The EconomyUp article says “the future of training really has arrived … since the office is no longer the centre of gravity for all workers, eLearning is becoming crucial for keeping professional competencies up to date” and also that, given that people are now accustomed to using video content, “for many of them eLearning is preferable to other methods” but “whoever sees eLearning as a “technology” or a “platform” is not looking at the subject in a very forward-looking way”.

What characterises eLearning?

The capacity to “… improve the quality of learning by facilitating access to training content, enabling exchange and distance collaboration between participants and lecturers”.

According to author Marco Planzi, Associate Partner of Partners4Innovation, eLearning has three characteristics:

multimediality (i.e. integration between different media),

interactivity (i.e. the possibility to navigate video or visual material for a customised learning experience) and

human interaction i.e. the “…possibility to interact with lecturers/tutors/assistants and with other students to create collective learning environments”.

Aside from the characteristics of eLearning, the article also talks about ‘ingredients’:

the content (in various formats: videos, podcasts, news, exercises, challenges, tests, games, etc.),

the platform for accessing the content,

teaching coordination (to allow customisation of the process and means of access for each individual) and finally,

internal communication, to drive use of the platform, access to content and share objectives and results of the training.

There are five advantages for users:

  1. customisation,
  2. freedom of access,
  3. continuous professional development,
  4. quality of content,
  5. distances/journey times no longer a factor.

And four advantages for organisations:

  1. scalability (the larger the company population, the more economies of scale can be achieved),
  2. measurability (chance to use Analytics),
  3. continuity (training is always available and updatable and thus becomes continuous),
  4. repeatability.

So, to sum things up, eLearning has common characteristics and ingredients as well as advantages for the people being trained and the people providing this type of training.

What are the errors to avoid?

If you have been positively struck by the characteristics and the likely benefits, you’re probably wondering why eLearning has not been used more extensively until now, i.e. what are the most common errors and how can they be avoided?

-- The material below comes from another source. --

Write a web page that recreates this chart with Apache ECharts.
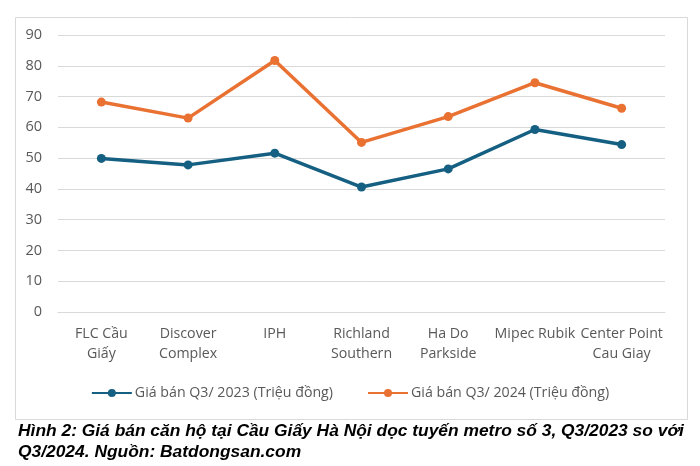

According to the author – and we agree with him – they are:

poor quality of content (cheap videos produced with little thought);

poor quality of the graphics, oversight or editing (by people who have forgotten or don’t know that the design of content enhances the effectiveness of communication);

complex or shoddy looking platforms;

lack of teaching and communication coordination (it must not feel like an inferior choice to traditional teaching);

incomplete measurement of results (the “strength” of analytics is not used to transform training sessions into actual business conduct).

On top of this we would add: taking asynchronous initiatives, i.e. ones decided on the basis of content rather than actual requirements or, even worse, on the basis of the technological platform on its own (in the belief that content can simply be added at a later stage).

In these cases it almost feels like people are ticking boxes and moving on to what they perceive as the next issue, instead of actually trying to create a solution that is functional to the development of competencies and consistent with a strategy.

What are the current trends in eLearning?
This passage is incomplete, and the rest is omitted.